Les Leyne: Team Canada fracturing over pipeline
What looks to be shaping up is a replay of the Trans Mountain pipeline argument, which B.C. lost.
Premier David Eby, one-time loyal cheerleader for “Team Canada,” will find out Thursday if he’s been benched.
The wraps will come off that day on whatever Prime Minister Mark Carney and Alberta Premier Danielle Smith have cooked up in the way of a new oil pipeline from Alberta to the north coast.
But Eby’s
frustration about being left out of talks on a memorandum of understanding that only came to light last week is so acute by this point that he couldn’t wait. So he jumped the gun this week and launched an extended denunciation of whatever they are announcing well ahead of it actually being announced.
He
talked directly to Carney on Monday, following news that Alberta and Ottawa have reportedly reached an agreement about the contentious pipeline idea. Carney played him along, saying that an agreement “is not finalized yet.” The prime minister
tried to lower the temperature Tuesday, saying B.C. and First Nations support is essential.
Just the idea that Carney and Smith have been talking about a pipeline was enough to set Eby off.
What looks to be shaping up is a replay of the Trans Mountain pipeline argument, which consumed years and millions of dollars and which B.C. lost, mostly on the grounds that pipelines are a national responsibility.
Eby as attorney general led much of B.C.’s legal challenge to that line and none of them changed the outcome. The project finished last year, the oil is flowing to the Port of Vancouver, the tankers are sailing and billions of dollars are being made.
Recounting the conversation to reporters, Eby said he broadened the scope of B.C.’s opposition to the idea. He has camped for months on the fact there is no proposal at this point, and no proponent — it’s just an idea in Smith’s mind.
So if anything materializes, it would need taxpayer funding, by his thinking.
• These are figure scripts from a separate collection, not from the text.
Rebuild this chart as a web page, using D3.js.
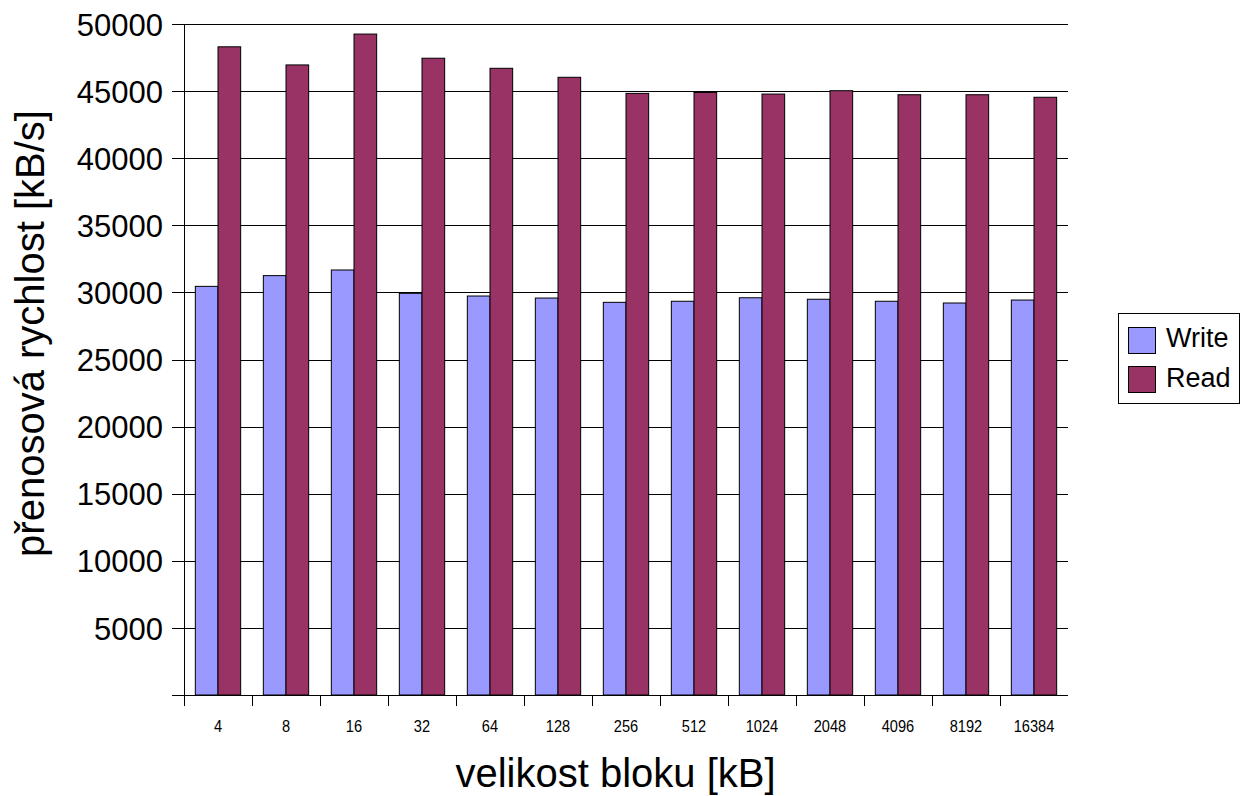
<!DOCTYPE html>
<html><head><meta charset="utf-8">
<script src="https://cdn.jsdelivr.net/npm/d3@7"></script>
<style>body{margin:0;background:#fff}svg{display:block;font-family:"Liberation Sans",Arial,sans-serif}</style>
</head><body><svg id="c" width="1241" height="796"></svg>
<script>
const categories = ["4","8","16","32","64","128","256","512","1024","2048","4096","8192","16384"];
const writeValues = [30450,31250,31670,29930,29730,29580,29260,29340,29600,29490,29340,29210,29430];
const readValues = [48300,46950,49250,47450,46700,46030,44830,44900,44780,45030,44730,44730,44540];
const seriesNames = ["Write","Read"];
const seriesColors = ["#9999FF","#993366"];
const yTicks = [5000,10000,15000,20000,25000,30000,35000,40000,45000,50000];

const svg = d3.select("#c");
const L=184, R=1068, T=24, B=695;
const x = d3.scaleBand().domain(categories).range([L,R]).padding(0);
const y = d3.scaleLinear().domain([0,50000]).range([B,T]);
const sub = d3.scaleBand().domain(seriesNames).range([0,x.bandwidth()]).paddingInner(0).paddingOuter(0.5);

// gridlines
svg.append("g").selectAll("line").data(yTicks).join("line")
  .attr("x1",L-12).attr("x2",R).attr("y1",d=>Math.round(y(d))+0.5).attr("y2",d=>Math.round(y(d))+0.5)
  .attr("stroke","#000").attr("stroke-width",1);

const data = [writeValues, readValues];
seriesNames.forEach((s,si)=>{
  svg.append("g").selectAll("rect").data(categories).join("rect")
    .attr("x",(c)=>x(c)+sub(s))
    .attr("width",sub.bandwidth())
    .attr("y",(c,i)=>y(data[si][i]))
    .attr("height",(c,i)=>B-y(data[si][i]))
    .attr("fill",seriesColors[si]).attr("stroke","#000").attr("stroke-width",1);
});

// y axis
const yAxis = d3.axisLeft(y).tickValues(yTicks).tickSize(0).tickPadding(21).tickFormat(d3.format("d"));
const ya = svg.append("g").attr("transform",`translate(${L},0)`).call(yAxis);
ya.select(".domain").remove();
ya.selectAll("text").attr("font-size",31).attr("fill","#000").attr("dy","0.36em").attr("font-family","Liberation Sans, Arial, sans-serif");
svg.append("line").attr("x1",L+0.5).attr("x2",L+0.5).attr("y1",T).attr("y2",B+11).attr("stroke","#000");

// x axis
svg.append("line").attr("x1",L-12).attr("x2",R).attr("y1",B+0.5).attr("y2",B+0.5).attr("stroke","#000");
const xa = svg.append("g").attr("transform",`translate(0,${B})`).call(d3.axisBottom(x).tickSize(0).tickPadding(0));
xa.select(".domain").remove();
xa.selectAll("text").attr("y",37).attr("dy",null).attr("font-size",17).attr("fill","#000")
  .attr("transform","scale(0.86,1)")
  .attr("font-family","Liberation Sans, Arial, sans-serif");
const edges = categories.map(c=>x(c));
svg.append("g").selectAll("line").data(edges).join("line")
  .attr("x1",d=>Math.round(d)+0.5).attr("x2",d=>Math.round(d)+0.5).attr("y1",B).attr("y2",B+11).attr("stroke","#000");

// titles
svg.append("text").attr("x",615.5).attr("y",787).attr("text-anchor","middle").attr("font-size",40).text("velikost bloku [kB]");
svg.append("text").attr("transform",`translate(43.5,333.5) rotate(-90)`).attr("text-anchor","middle").attr("font-size",40).text("přenosová rychlost [kB/s]");

// legend
const lg = svg.append("g");
lg.append("rect").attr("x",1118.5).attr("y",313.5).attr("width",121).attr("height",90).attr("fill","#fff").attr("stroke","#000");
seriesNames.forEach((s,i)=>{
  lg.append("rect").attr("x",1128.5).attr("y",327.5+i*39).attr("width",27).attr("height",26).attr("fill",seriesColors[i]).attr("stroke","#000");
  lg.append("text").attr("x",1166).attr("y",347+i*40).attr("font-size",27).text(s);
});
</script></body></html>
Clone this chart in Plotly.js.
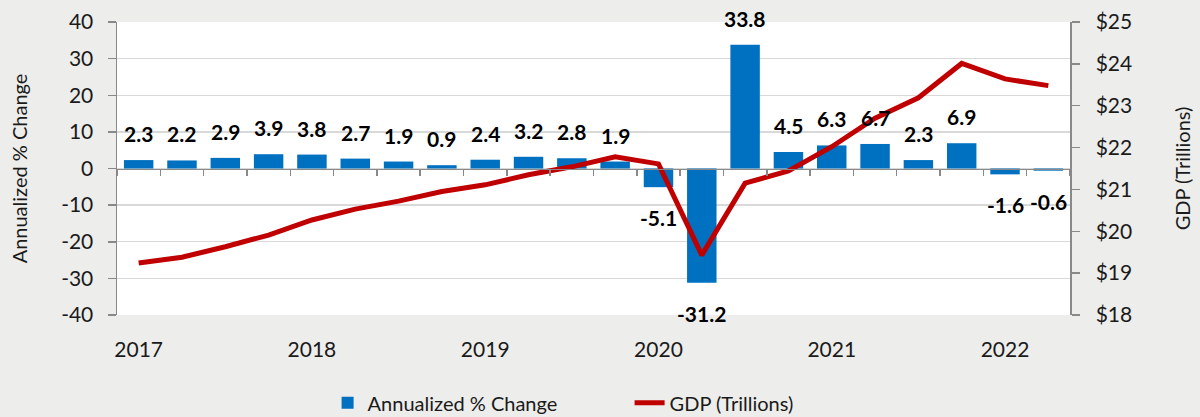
<!DOCTYPE html>
<html>
<head>
<meta charset="utf-8">
<script src="https://cdn.plot.ly/plotly-3.0.1.min.js"></script>
<style>
html,body{margin:0;padding:0;background:#EDEDEB;}
#chart{width:1200px;height:417px;}
</style>
</head>
<body>
<div id="chart"></div>
<script>
var quarters = ['2017 Q1','2017 Q2','2017 Q3','2017 Q4',
  '2018 Q1','2018 Q2','2018 Q3','2018 Q4',
  '2019 Q1','2019 Q2','2019 Q3','2019 Q4',
  '2020 Q1','2020 Q2','2020 Q3','2020 Q4',
  '2021 Q1','2021 Q2','2021 Q3','2021 Q4',
  '2022 Q1','2022 Q2'];
var pctChange = [2.3, 2.2, 2.9, 3.9, 3.8, 2.7, 1.9, 0.9, 2.4, 3.2, 2.8, 1.9,
  -5.1, -31.2, 33.8, 4.5, 6.3, 6.7, 2.3, 6.9, -1.6, -0.6];
var gdpTrillions = [19.24, 19.38, 19.63, 19.91, 20.27, 20.53, 20.72, 20.95,
  21.11, 21.35, 21.54, 21.78, 21.61, 19.43, 21.15, 21.44,
  22.02, 22.70, 23.19, 24.01, 23.64, 23.48];
var yearTickVals = ['2017 Q1','2018 Q1','2019 Q1','2020 Q1','2021 Q1','2022 Q1'];
var yearTickText = ['2017','2018','2019','2020','2021','2022'];
var pctTickVals = [-40, -30, -20, -10, 0, 10, 20, 30, 40];
var pctTickText = ['-40', '-30', '-20', '-10', '0', '10', '20', '30', '40'];
var gdpTickVals = [18, 19, 20, 21, 22, 23, 24, 25];
var gdpTickText = ['$18', '$19', '$20', '$21', '$22', '$23', '$24', '$25'];

var FONT = 'Lato, "Open Sans", sans-serif';
var TXT = '#1a1a1a';
var AXC = '#898989';

var traces = [
  {
    type: 'bar', name: 'Annualized % Change',
    x: quarters, y: pctChange, xaxis: 'x', yaxis: 'y',
    marker: {color: '#0070C0'},
    hoverinfo: 'x+y'
  },
  {
    type: 'scatter', mode: 'lines', name: 'GDP (Trillions)',
    x: quarters, y: gdpTrillions, xaxis: 'x2', yaxis: 'y2',
    line: {color: '#C00000', width: 5}
  }
];

var annotations = pctChange.map(function(v, i){
  return {
    x: quarters[i], y: v, xref: 'x', yref: 'y',
    text: '<b>' + v.toFixed(1) + '</b>',
    showarrow: false,
    yanchor: v >= 0 ? 'bottom' : 'top',
    yshift: v >= 0 ? 12 : -16,
    font: {family: FONT, size: 21, color: '#000'}
  };
});

var layout = {
  width: 1200, height: 417,
  paper_bgcolor: '#EDEDEB', plot_bgcolor: '#FFFFFF',
  margin: {l: 117, r: 130, t: 22, b: 102, autoexpand: false},
  font: {family: FONT, size: 20, color: TXT},
  bargap: 0.32,
  showlegend: true,
  legend: {
    orientation: 'h', xref: 'container', yref: 'container',
    x: 0.273, xanchor: 'left', y: 0.034, yanchor: 'middle',
    font: {family: FONT, size: 20, color: TXT},
    bgcolor: 'rgba(0,0,0,0)', entrywidth: 257, entrywidthmode: 'pixels'
  },
  xaxis: {
    type: 'category', categoryorder: 'array', categoryarray: quarters,
    range: [-0.5, quarters.length - 0.5],
    anchor: 'free', position: 0.5,
    showline: true, linecolor: AXC, linewidth: 1.5,
    ticks: 'outside', tickson: 'boundaries', ticklen: 6, tickcolor: AXC, tickwidth: 1.5,
    showticklabels: false, showgrid: false, zeroline: false, fixedrange: true
  },
  xaxis2: {
    type: 'category', categoryorder: 'array', categoryarray: quarters,
    range: [-0.5, quarters.length - 0.5],
    overlaying: 'x', anchor: 'y2', side: 'bottom',
    showline: false, ticks: '', showgrid: false, zeroline: false,
    tickmode: 'array', tickvals: yearTickVals, ticktext: yearTickText,
    ticklabelstandoff: 20,
    tickfont: {family: FONT, size: 21, color: TXT}
  },
  yaxis: {
    range: [-40, 40],
    tickmode: 'array', tickvals: pctTickVals, ticktext: pctTickText,
    showgrid: true, gridcolor: '#D9D9D9', gridwidth: 1.3,
    zeroline: false,
    showline: true, linecolor: AXC, linewidth: 1.5,
    ticks: 'outside', ticklen: 8, tickcolor: AXC, tickwidth: 1.5,
    ticklabelstandoff: 10,
    tickfont: {family: FONT, size: 21, color: TXT},
    title: {text: 'Annualized % Change', standoff: 28, font: {family: FONT, size: 20, color: TXT}}
  },
  yaxis2: {
    range: [18, 25],
    tickmode: 'array', tickvals: gdpTickVals, ticktext: gdpTickText,
    overlaying: 'y', side: 'right', anchor: 'x2',
    showgrid: false, zeroline: false,
    showline: true, linecolor: AXC, linewidth: 1.5,
    ticks: 'outside', ticklen: 8, tickcolor: AXC, tickwidth: 1.5,
    ticklabelstandoff: 12,
    tickfont: {family: FONT, size: 21, color: TXT},
    title: {text: 'GDP (Trillions)', standoff: 45, font: {family: FONT, size: 20, color: TXT}}
  },
  annotations: annotations
};

Plotly.newPlot('chart', traces, layout, {displayModeBar: false, staticPlot: true});
</script>
</body>
</html>
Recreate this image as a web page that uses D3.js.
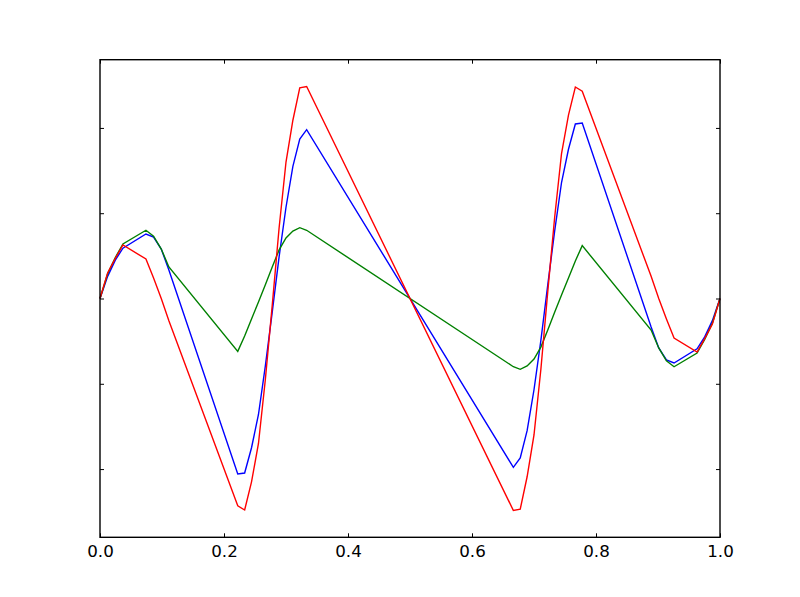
<!DOCTYPE html>
<html lang="en">
<head>
    <meta charset="UTF-8">
    <title>Three curves</title>
    <style>
        body { margin: 0; background: #fff; }
        svg { display: block; }
        .tick text { font-family: 'DejaVu Sans', sans-serif; font-size: 16.7px; fill: #000; }
        .tick line { stroke: #000; stroke-width: 1; }
    </style>
</head>
<body>
    <svg width="800" height="597"></svg>

    <script src="https://cdnjs.cloudflare.com/ajax/libs/d3/7.8.5/d3.min.js"></script>
    <script>
        // sample positions shared by all three curves
        var xs = [0, 0.0123, 0.0247, 0.037, 0.0741, 0.0864, 0.0988, 0.1111,
                  0.2222, 0.2333, 0.2444, 0.2556, 0.2667, 0.2778, 0.2889, 0.3, 0.3111, 0.3222, 0.3333,
                  0.6667, 0.6778, 0.6889, 0.7, 0.7111, 0.7222, 0.7333, 0.7444, 0.7556, 0.7667, 0.7778,
                  0.8889, 0.9012, 0.9136, 0.9259, 0.963, 0.9753, 0.9877, 1];

        var blueVals = [0, 0.26, 0.45, 0.59, 0.756, 0.72, 0.58, 0.334,
                        -2.057, -2.046, -1.75, -1.36, -0.79, -0.16, 0.49, 1.07, 1.55, 1.87, 1.98,
                        -1.98, -1.87, -1.55, -1.07, -0.49, 0.16, 0.79, 1.36, 1.75, 2.046, 2.057,
                        -0.334, -0.58, -0.72, -0.756, -0.59, -0.45, -0.26, 0];

        var greenVals = [0, 0.29, 0.48, 0.64, 0.80, 0.73, 0.58, 0.37,
                         -0.62, -0.44, -0.24, -0.04, 0.16, 0.37, 0.57, 0.71, 0.79, 0.83, 0.80,
                         -0.80, -0.83, -0.79, -0.71, -0.57, -0.37, -0.16, 0.04, 0.24, 0.44, 0.62,
                         -0.37, -0.58, -0.73, -0.80, -0.64, -0.48, -0.29, 0];

        var redVals = [0, 0.30, 0.47, 0.627, 0.463, 0.24, 0.0, -0.26,
                       -2.43, -2.48, -2.15, -1.70, -0.95, -0.08, 0.83, 1.60, 2.09, 2.47, 2.485,
                       -2.485, -2.47, -2.09, -1.60, -0.83, 0.08, 0.95, 1.70, 2.15, 2.48, 2.43,
                       0.26, 0.0, -0.24, -0.463, -0.627, -0.47, -0.30, 0];

        var xTicks = [0, 0.2, 0.4, 0.6, 0.8, 1.0];
        var yTicks = [-2, -1, 0, 1, 2];

        var series = [
            { name: 'blue', color: '#0000ff', values: blueVals },
            { name: 'green', color: '#008000', values: greenVals },
            { name: 'red', color: '#ff0000', values: redVals }
        ];

        var svg = d3.select('svg');
        var H = 597;
        // matplotlib default subplot box (window.top is read-only, so use a box object)
        var box = { x0: 100, x1: 720, y0: 0.1 * H, y1: 0.9 * H };

        var x = d3.scaleLinear().domain([0, 1]).range([box.x0, box.x1]);
        var y = d3.scaleLinear().domain([-2.8, 2.8]).range([box.y1, box.y0]);

        var line = d3.line()
            .x(function (d) { return x(d[0]); })
            .y(function (d) { return y(d[1]); });

        // curves, drawn in cycle order b, g, r
        svg.append('g')
            .attr('class', 'lines')
            .selectAll('path')
            .data(series)
            .enter()
            .append('path')
            .attr('fill', 'none')
            .attr('stroke', function (d) { return d.color; })
            .attr('stroke-width', 1.4)
            .attr('stroke-linejoin', 'miter')
            .attr('d', function (d) {
                return line(xs.map(function (v, i) { return [v, d.values[i]]; }));
            });

        // ticks point inward on all four sides
        svg.append('g')
            .attr('transform', 'translate(0,' + box.y1 + ')')
            .call(d3.axisBottom(x).tickValues(xTicks).tickSize(-4).tickPadding(7.5)
                .tickFormat(d3.format('.1f')))
            .select('.domain').remove();

        svg.append('g')
            .attr('transform', 'translate(0,' + box.y0 + ')')
            .call(d3.axisTop(x).tickValues(xTicks).tickSize(-4).tickFormat(''))
            .select('.domain').remove();

        svg.append('g')
            .attr('transform', 'translate(' + box.x0 + ',0)')
            .call(d3.axisLeft(y).tickValues(yTicks).tickSize(-4).tickFormat(''))
            .select('.domain').remove();

        svg.append('g')
            .attr('transform', 'translate(' + box.x1 + ',0)')
            .call(d3.axisRight(y).tickValues(yTicks).tickSize(-4).tickFormat(''))
            .select('.domain').remove();

        // frame
        svg.append('rect')
            .attr('x', box.x0)
            .attr('y', box.y0)
            .attr('width', box.x1 - box.x0)
            .attr('height', box.y1 - box.y0)
            .attr('fill', 'none')
            .attr('stroke', '#000')
            .attr('stroke-width', 1.4);
    </script>
</body>
</html>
Which prompted a new hypothetical grievance: “I do not believe that Alberta should have access to a $50 billion taxpayer-funded pipeline unless other provinces have access to similar amounts of taxpayer funding.”
It’s a clear illustration that Team Canada is fracturing, because the argument is based on the premise that only Alberta would benefit from the pipeline, not Canada.
In the early days of the U.S. assault on Canadian trade and sovereignty, Eby had a different line. In March, when the mood was “we’re all in this together,” he said: “We’re absolutely going to support other premiers. But we’re going to do it in a coordinated way with other premiers and the federal government.”
Those days are gone, because the “coordination” looks to have vanished.